Incentives offered by the Chrysler group, Ford Motor Co. and General Motors increased to an average of $2,886 per-vehicle sold in February from $2,749 in January, according to Edmunds.com.
The month-to-month increase was significant because incentives historically are lower in February than in January, when automakers work to deplete their inventory of previous model-year vehicles, says Jesse Toprak senior manager of pricing and market analysis for Edmunds.com.
Edmunds.com, an automotive consumer information site, produces a monthly report of automakers' incentive costs called the True Cost of Incentives. It tallies incentive figures from all automakers, including subvented lease programs and cash-back offers to consumers and dealers, to find its monthly average per-vehicle-sold figure. Dealer volume discounts are not included.

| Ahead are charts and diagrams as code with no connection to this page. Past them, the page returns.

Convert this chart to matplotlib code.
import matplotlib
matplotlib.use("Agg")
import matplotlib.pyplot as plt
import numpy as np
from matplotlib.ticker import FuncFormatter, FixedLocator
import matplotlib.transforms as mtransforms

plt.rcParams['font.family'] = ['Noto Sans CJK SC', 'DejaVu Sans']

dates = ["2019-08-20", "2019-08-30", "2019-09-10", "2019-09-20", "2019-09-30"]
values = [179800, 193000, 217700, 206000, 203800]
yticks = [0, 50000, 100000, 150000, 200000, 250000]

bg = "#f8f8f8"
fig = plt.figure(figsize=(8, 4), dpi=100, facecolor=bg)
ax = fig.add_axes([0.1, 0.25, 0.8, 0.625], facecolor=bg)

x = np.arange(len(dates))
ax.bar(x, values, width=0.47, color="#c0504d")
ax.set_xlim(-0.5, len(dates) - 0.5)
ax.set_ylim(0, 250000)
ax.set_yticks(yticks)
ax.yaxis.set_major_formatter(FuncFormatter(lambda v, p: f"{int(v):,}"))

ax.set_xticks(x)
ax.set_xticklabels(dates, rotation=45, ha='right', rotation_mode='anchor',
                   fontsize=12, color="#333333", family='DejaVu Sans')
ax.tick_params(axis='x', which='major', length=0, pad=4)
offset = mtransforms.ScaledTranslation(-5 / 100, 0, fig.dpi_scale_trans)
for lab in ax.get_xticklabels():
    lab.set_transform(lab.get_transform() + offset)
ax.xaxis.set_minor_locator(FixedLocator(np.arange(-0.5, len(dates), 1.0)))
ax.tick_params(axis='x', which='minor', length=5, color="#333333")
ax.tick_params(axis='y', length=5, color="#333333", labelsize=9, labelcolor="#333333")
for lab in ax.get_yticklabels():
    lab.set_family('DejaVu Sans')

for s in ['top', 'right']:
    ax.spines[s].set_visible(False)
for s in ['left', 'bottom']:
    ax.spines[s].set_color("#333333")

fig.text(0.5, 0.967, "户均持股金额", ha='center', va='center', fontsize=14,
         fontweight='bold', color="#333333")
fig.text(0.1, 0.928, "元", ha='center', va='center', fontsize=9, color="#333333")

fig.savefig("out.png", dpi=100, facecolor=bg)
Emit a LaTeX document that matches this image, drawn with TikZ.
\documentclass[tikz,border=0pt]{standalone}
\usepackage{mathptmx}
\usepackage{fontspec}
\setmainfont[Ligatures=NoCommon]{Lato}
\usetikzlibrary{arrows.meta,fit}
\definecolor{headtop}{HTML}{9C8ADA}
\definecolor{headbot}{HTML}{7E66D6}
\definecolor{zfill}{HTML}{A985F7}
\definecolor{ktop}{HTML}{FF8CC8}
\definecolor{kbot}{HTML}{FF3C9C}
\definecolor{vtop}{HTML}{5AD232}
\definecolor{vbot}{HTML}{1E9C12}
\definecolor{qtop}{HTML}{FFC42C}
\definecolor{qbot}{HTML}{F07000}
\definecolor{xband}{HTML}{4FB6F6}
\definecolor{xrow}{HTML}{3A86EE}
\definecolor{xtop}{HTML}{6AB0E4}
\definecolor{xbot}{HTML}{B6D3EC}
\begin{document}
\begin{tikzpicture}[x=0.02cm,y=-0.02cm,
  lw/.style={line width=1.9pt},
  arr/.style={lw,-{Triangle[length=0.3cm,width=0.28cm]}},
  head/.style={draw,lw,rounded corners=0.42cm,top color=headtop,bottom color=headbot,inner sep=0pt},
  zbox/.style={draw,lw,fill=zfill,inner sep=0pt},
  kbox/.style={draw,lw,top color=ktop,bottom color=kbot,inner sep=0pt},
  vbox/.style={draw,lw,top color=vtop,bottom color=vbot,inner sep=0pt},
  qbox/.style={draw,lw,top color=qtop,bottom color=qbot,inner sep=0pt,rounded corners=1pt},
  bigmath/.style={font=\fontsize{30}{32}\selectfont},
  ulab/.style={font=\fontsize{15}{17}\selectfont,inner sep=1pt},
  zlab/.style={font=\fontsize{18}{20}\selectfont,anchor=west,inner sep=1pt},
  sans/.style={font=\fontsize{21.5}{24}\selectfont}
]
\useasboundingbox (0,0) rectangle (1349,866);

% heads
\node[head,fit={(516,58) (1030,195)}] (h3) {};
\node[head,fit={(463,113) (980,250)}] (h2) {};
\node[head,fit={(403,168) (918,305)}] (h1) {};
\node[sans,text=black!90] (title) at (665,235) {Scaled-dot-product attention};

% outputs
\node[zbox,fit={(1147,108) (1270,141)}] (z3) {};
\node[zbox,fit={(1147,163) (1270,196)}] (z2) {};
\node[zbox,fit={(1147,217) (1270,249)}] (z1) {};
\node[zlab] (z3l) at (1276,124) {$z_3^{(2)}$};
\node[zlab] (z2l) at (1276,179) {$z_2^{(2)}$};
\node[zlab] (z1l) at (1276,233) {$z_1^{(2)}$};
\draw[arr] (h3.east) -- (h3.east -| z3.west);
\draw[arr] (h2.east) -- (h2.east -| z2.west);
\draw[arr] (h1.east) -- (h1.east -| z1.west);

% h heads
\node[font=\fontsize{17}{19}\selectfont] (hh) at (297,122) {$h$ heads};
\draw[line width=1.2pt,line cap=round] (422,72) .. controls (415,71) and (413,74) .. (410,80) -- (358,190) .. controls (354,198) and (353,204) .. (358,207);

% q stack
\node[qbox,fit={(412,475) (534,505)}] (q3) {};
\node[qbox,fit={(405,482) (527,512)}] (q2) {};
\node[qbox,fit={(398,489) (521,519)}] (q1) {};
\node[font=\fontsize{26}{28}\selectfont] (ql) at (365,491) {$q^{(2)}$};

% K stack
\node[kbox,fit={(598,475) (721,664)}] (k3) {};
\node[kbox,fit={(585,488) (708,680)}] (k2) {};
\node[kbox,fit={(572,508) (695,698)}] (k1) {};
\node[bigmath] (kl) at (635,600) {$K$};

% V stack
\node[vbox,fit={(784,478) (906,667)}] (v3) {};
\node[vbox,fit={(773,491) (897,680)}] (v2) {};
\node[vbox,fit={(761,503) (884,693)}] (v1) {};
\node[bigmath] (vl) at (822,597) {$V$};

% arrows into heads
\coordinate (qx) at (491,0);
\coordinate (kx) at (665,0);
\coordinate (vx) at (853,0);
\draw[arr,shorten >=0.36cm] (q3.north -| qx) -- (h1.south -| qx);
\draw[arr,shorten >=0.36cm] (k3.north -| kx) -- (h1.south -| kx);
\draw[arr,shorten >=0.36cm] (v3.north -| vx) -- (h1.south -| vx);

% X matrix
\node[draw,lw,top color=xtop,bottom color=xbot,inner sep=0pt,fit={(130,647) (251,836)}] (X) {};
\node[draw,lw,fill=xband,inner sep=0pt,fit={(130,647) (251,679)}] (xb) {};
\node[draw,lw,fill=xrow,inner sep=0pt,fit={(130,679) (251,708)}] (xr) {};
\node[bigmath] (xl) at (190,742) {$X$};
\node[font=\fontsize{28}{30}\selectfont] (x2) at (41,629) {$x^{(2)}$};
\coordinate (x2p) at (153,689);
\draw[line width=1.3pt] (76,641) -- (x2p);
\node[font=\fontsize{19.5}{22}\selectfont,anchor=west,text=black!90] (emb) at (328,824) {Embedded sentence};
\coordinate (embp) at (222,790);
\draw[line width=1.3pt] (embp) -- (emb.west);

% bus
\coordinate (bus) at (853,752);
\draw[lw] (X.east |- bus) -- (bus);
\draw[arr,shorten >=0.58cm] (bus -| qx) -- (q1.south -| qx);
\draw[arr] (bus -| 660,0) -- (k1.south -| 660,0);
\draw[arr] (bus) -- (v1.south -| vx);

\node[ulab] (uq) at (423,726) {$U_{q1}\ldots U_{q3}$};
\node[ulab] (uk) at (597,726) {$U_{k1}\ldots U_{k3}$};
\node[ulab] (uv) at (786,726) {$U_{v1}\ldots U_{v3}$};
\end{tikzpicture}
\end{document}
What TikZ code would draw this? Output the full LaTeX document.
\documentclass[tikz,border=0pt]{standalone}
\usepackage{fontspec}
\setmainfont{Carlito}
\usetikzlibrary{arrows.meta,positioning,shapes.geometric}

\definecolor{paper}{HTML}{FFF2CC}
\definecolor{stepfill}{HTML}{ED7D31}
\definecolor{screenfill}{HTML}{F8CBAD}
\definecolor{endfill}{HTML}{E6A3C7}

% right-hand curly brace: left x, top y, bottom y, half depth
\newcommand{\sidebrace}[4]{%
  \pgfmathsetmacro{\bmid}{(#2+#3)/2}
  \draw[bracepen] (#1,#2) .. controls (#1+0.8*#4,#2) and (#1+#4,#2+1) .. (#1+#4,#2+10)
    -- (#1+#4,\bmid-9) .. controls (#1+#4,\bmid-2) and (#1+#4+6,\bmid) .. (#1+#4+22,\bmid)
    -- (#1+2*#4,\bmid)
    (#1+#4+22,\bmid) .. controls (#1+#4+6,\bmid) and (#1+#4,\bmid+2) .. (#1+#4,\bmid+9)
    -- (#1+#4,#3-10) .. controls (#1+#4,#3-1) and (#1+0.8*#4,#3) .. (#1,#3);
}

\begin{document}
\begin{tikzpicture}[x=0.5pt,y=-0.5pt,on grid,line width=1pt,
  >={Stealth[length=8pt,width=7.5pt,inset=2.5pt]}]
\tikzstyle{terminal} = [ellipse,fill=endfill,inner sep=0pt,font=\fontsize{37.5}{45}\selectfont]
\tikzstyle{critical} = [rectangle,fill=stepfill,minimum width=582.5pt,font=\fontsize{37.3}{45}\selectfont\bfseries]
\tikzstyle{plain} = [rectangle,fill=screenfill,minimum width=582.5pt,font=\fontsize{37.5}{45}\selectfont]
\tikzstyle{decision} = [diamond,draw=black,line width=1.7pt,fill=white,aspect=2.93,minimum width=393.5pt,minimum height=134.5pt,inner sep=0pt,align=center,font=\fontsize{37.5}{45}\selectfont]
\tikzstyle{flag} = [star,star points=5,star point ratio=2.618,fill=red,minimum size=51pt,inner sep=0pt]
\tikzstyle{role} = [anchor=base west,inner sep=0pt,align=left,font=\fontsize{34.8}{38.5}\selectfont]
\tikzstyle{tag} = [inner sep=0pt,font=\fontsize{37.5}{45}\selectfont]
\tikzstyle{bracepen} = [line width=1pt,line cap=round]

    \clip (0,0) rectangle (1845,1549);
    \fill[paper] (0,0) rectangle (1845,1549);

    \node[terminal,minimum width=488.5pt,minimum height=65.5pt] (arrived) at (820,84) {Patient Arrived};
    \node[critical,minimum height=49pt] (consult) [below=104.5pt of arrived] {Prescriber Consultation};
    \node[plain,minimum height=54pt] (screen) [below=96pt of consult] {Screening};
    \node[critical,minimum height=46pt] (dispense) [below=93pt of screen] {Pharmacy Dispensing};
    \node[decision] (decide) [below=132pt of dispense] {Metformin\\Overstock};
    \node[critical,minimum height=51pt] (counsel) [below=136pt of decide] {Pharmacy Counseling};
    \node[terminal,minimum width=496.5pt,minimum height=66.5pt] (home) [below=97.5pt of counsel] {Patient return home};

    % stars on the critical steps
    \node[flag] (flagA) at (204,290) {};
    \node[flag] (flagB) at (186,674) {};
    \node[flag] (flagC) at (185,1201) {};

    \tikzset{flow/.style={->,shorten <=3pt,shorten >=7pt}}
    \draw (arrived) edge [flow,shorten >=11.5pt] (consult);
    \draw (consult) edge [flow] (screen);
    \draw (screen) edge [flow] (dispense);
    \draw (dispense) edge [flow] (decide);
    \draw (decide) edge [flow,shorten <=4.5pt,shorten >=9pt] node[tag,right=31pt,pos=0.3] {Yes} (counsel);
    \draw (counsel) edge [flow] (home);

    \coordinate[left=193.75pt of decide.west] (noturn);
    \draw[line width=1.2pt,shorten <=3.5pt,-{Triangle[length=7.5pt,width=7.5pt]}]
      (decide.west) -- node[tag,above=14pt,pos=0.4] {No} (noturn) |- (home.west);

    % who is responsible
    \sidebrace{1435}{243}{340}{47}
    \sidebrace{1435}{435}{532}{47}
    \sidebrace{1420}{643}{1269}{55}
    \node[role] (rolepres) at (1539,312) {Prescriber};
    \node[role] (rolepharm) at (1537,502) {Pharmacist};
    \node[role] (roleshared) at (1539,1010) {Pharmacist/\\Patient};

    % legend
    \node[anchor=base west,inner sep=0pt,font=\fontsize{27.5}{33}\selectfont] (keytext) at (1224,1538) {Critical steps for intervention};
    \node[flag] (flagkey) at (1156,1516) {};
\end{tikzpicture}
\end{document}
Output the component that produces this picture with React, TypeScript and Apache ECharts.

The Web site says of the Big 3, Chrysler had the highest percentage gain in incentives, up 10 percent, or $245 per vehicle in February compared with January. Chrysler's February market share was up 2.1 percentage points in February compared with January.
The Big 3 in February held 61.31 percent market share, up from 58.74 percent in January.
European automakers' incentives per-vehicle sold averaged $1,422 in February, Edmunds.com reports. European makers' market share in February remained largely unchanged from January, when they held 7.19 percent. Europeans had 6.9 percent market share in February.
Edmunds.com says Japanese automakers' incentives per vehicle sold averaged $851 per vehicle. Japanese market share in February was 27.85 percent. It was 29.6 percent in January.
Korean manufacturers averaged $974 per vehicle in February, Edmunds.com says. Korean market share in February was 3.72 percent, down slightly from 4.2 percent in January.
Edmunds.com, of Santa Monica, Calif., calculates that for every dollar Japanese automakers spent in incentives on each vehicle they sold in the United States in February, Korean makers spent $1.15, Europeans spent $1.67 and domestics spent $3.39.